En matière de dissuasion face à une puissance militaire déterminée, les sanctions économiques se révèlent donc être un sabre de bois. Elles ne servent qu’à punir, pas à prévenir. Entre temps, l’Ukraine se retrouve seule, comme jadis la Tchécoslovaquie face à Hitler (1938) ou la Finlande face à Staline (1939-1940).
L’affaiblissement de la capacité dissuasive des Occidentaux traduit la fin de leur hégémonie. En 1999, lors de la guerre du Kosovo, la Russie, très affaiblie, l’avait douloureusement vécu de son côté
Certes, l’Otan conserve une capacité de dissuasion, grâce notamment au parapluie nucléaire américain, pour les pays membres de l’Alliance atlantique. Le statut des pays baltes, de la Pologne ou de la Roumanie est radicalement différent de celui de l’Ukraine, et c’est justement pourquoi celle-ci tenait tant à rejoindre l’Otan. Reste que, jusqu’à présent, les Russes n’ont jamais véritablement tester la détermination de Washington, de Paris ou de Berlin à « mourir pour Tallin, Vilnius ou Riga ».
L’affaiblissement de la capacité dissuasive des Occidentaux traduit la fin de leur hégémonie. En 1999, lors de la guerre du Kosovo, la Russie, très affaiblie, l’avait douloureusement vécu de son côté. Elle n’était pas parvenu à empêcher l’Otan d’attaquer la Serbie – son allié. Vingt-trois ans plus tard, Moscou prend sa revanche sur le dos des Ukrainiens. Cette perte de puissance se constate ailleurs : au Mali, la France n’a pas réussi à « dissuader » les autorités de faire appel aux mercenaires de Wagner. En Syrie, les Occidentaux n’avaient pas pu empêcher les interventions militaires russes et turques. Qu’en sera-t-il demain avec la Chine à Taïwan ?

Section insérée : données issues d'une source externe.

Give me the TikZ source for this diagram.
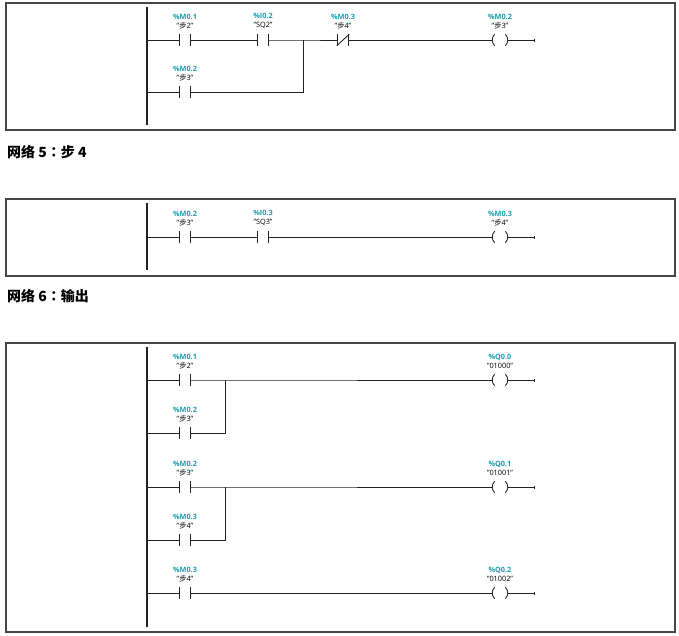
\documentclass[tikz,border=0pt]{standalone}
\usepackage{fontspec}
\setmainfont{Open Sans}
\newfontfamily\cjk{Noto Sans CJK SC}
\newfontfamily\cjkpunct{Noto Sans CJK TC}
\usepackage{tikz}
\usetikzlibrary{arrows.meta}
\definecolor{addrcol}{RGB}{20,160,175}
\definecolor{wirecol}{RGB}{35,35,35}
\definecolor{framecol}{RGB}{70,70,70}

\tikzset{
  rung/.style={draw=wirecol,line width=0.9bp},
  rail/.style={draw=wirecol,line width=1.5bp},
  frame/.style={draw=framecol,line width=1.2bp},
  heading/.style={anchor=west,inner sep=0pt,font=\fontsize{14bp}{16bp}\selectfont\cjk\bfseries},
  lbl/.style={align=center,inner sep=0.5bp,yshift=5bp,font=\fontsize{7.3bp}{9bp}\selectfont},
  contact/.style={inner sep=0pt,minimum width=10bp,minimum height=11bp,
    append after command={(\tikzlastnode.north west) edge[rung] (\tikzlastnode.south west)
      (\tikzlastnode.north east) edge[rung] (\tikzlastnode.south east)}},
  nccontact/.style={contact,
    append after command={([xshift=-1bp]\tikzlastnode.south west) edge[rung] ([xshift=1bp]\tikzlastnode.north east)}},
  coil/.style={inner sep=0pt,minimum width=15bp,minimum height=11bp,
    append after command={([xshift=2.3bp]\tikzlastnode.north west) edge[rung,bend right=45] ([xshift=2.3bp]\tikzlastnode.south west)
      ([xshift=-2.3bp]\tikzlastnode.north east) edge[rung,bend left=45] ([xshift=-2.3bp]\tikzlastnode.south east)}},
  endtick/.style={rung,-{Bar[width=3bp,line width=0.9bp]}}
}
\newcommand{\addr}[1]{\textcolor{addrcol}{\bfseries\%#1}}
\newcommand{\bu}{{\cjk 步}}
\newcommand{\colonw}{{\cjkpunct\bfseries ：}}

\begin{document}
\begin{tikzpicture}
\useasboundingbox (0bp,0bp) rectangle (679bp,-636bp);

% network 4
\draw[frame] (6bp,-3bp) rectangle (675bp,-130bp);
\coordinate (R1t) at (147bp,-7bp);
\coordinate (R1b) at (147bp,-125bp);
\draw[rail] (R1t) -- (R1b);
\coordinate (r1a) at (147bp,-40bp);
\coordinate (r1b) at (147bp,-92bp);
\coordinate (j1a) at (303bp,-40bp);
\coordinate (j1b) at (303bp,-92bp);
\coordinate (e1) at (535bp,-40bp);
\node (c11) at (185bp,-40bp)[contact,label={[lbl]above:{\addr{M0.1}\\"\bu2"}}] {};
\node (c12) at (263bp,-40bp)[contact,label={[lbl]above:{\addr{I0.2}\\"SQ2"}}] {};
\node (c13) at (343bp,-40bp)[nccontact,label={[lbl]above:{\addr{M0.3}\\"\bu4"}}] {};
\node (q1) at (500bp,-40bp)[coil,label={[lbl]above:{\addr{M0.2}\\"\bu3"}}] {};
\node (c21) at (185bp,-92bp)[contact,label={[lbl]above:{\addr{M0.2}\\"\bu3"}}] {};
\draw[rung] (r1a) -- (c11) -- (c12) -- (j1a) -- (c13) -- (q1);
\draw[rung] (r1b) -- (c21) -- (j1b) -- (j1a);
\draw[endtick] (q1) -- (e1);

\node (h5) at (7bp,-152bp)[heading] {网络 5\colonw 步 4};

% network 5
\draw[frame] (6bp,-199bp) rectangle (675bp,-276bp);
\coordinate (R2t) at (147bp,-203bp);
\coordinate (R2b) at (147bp,-270bp);
\draw[rail] (R2t) -- (R2b);
\coordinate (r2a) at (147bp,-237bp);
\coordinate (e2) at (535bp,-237bp);
\node (c41) at (185bp,-237bp)[contact,label={[lbl]above:{\addr{M0.2}\\"\bu3"}}] {};
\node (c42) at (263bp,-237bp)[contact,label={[lbl]above:{\addr{I0.3}\\"SQ3"}}] {};
\node (q4) at (500bp,-237bp)[coil,label={[lbl]above:{\addr{M0.3}\\"\bu4"}}] {};
\draw[rung] (r2a) -- (c41) -- (c42) -- (q4);
\draw[endtick] (q4) -- (e2);

\node (h6) at (7bp,-296bp)[heading] {网络 6\colonw 输出};

% network 6
\draw[frame] (6bp,-343bp) rectangle (675bp,-632bp);
\coordinate (R3t) at (147bp,-347bp);
\coordinate (R3b) at (147bp,-627bp);
\draw[rail] (R3t) -- (R3b);
\coordinate (r31) at (147bp,-380bp);
\coordinate (r32) at (147bp,-433bp);
\coordinate (r33) at (147bp,-487bp);
\coordinate (r34) at (147bp,-540bp);
\coordinate (r35) at (147bp,-593bp);
\coordinate (k1a) at (225bp,-380bp);
\coordinate (k1b) at (225bp,-433bp);
\coordinate (k2a) at (225bp,-487bp);
\coordinate (k2b) at (225bp,-540bp);
\coordinate (e31) at (535bp,-380bp);
\coordinate (e33) at (535bp,-487bp);
\coordinate (e35) at (535bp,-593bp);
\node (c31) at (185bp,-380bp)[contact,label={[lbl]above:{\addr{M0.1}\\"\bu2"}}] {};
\node (c32) at (185bp,-433bp)[contact,label={[lbl]above:{\addr{M0.2}\\"\bu3"}}] {};
\node (c33) at (185bp,-487bp)[contact,label={[lbl]above:{\addr{M0.2}\\"\bu3"}}] {};
\node (c34) at (185bp,-540bp)[contact,label={[lbl]above:{\addr{M0.3}\\"\bu4"}}] {};
\node (c35) at (185bp,-593bp)[contact,label={[lbl]above:{\addr{M0.3}\\"\bu4"}}] {};
\node (q31) at (500bp,-380bp)[coil,label={[lbl]above:{\addr{Q0.0}\\"01000"}}] {};
\node (q33) at (500bp,-487bp)[coil,label={[lbl]above:{\addr{Q0.1}\\"01001"}}] {};
\node (q35) at (500bp,-593bp)[coil,label={[lbl]above:{\addr{Q0.2}\\"01002"}}] {};
\draw[rung] (r31) -- (c31) -- (k1a) -- (q31);
\draw[rung] (r32) -- (c32) -- (k1b) -- (k1a);
\draw[rung] (r33) -- (c33) -- (k2a) -- (q33);
\draw[rung] (r34) -- (c34) -- (k2b) -- (k2a);
\draw[rung] (r35) -- (c35) -- (q35);
\draw[endtick] (q31) -- (e31);
\draw[endtick] (q33) -- (e33);
\draw[endtick] (q35) -- (e35);
\end{tikzpicture}
\end{document}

L’absence d’une « architecture de confiance et de sécurité »
Après 1989-1991, l’Europe s’est reconstruite sur la base d’une victoire de l’Occident et d’une défaite de la Russie. Les spécialistes peuvent en débattre à l’infini, mais c’est ainsi que les Russes l’ont perçu dans leur immense majorité. L’ordre européen issu de l’après-guerre froide ne leur convenait pas. Naguère l’un des « deux grands » avec les Etats-Unis, la Russie est devenue une puissance « révisionniste » qui cherche à déstabiliser l’« architecture » européenne à son profit.
Les trois dernières décennies ont laissé un goût de cendres dans les bouches russes. Après le Kosovo, il y a eu, en 2003, l’attaque des Etats-Unis contre l’Irak, puis celle de l’Otan contre la Libye en 2011.
Essentiellement préoccupés par la Chine, les Etats-Unis ont finalement relégué la Russie au statut humiliant de « puissance régionale », avant que celle-ci ne se rappelle à leur souvenir en Ukraine.
Sous le parapluie américain, des pays européens ont adopté une ligne de défiance et de confrontation avec Moscou : c’est le cas du Royaume-Uni, de la Suède, de la Pologne, des Baltes, par exemple. D’autres ont une attitude plus ouverte : l’Allemagne, l’Italie, la Hongrie ou la France.
Ainsi, en 2019, Emmanuel Macron accueillait Vladimir Poutine en tête à tête au Fort de Brégançon, puis plaidait pour une « nouvelle architecture de confiance et de sécurité » incluant la Russie. Cette architecture devait inclure des discussions sur les armes à portée intermédiaires, les forces conventionnelles, le cyber, les échanges d’informations, etc. Vis-à-vis de Moscou, le Président français pratiquait le « en même temps » : « dialogue » et « fermeté ». Ses efforts, réels, ont été vains. Incomprise par nos alliés, méprisée par Moscou – qui n’y voyait qu’une idée française de peu d’influence – cette « architecture » n’a jamais vu le jour. De cet échec, les Ukrainiens en paient aujourd’hui le prix très lourd. Ils ne seront peut-être pas les seuls.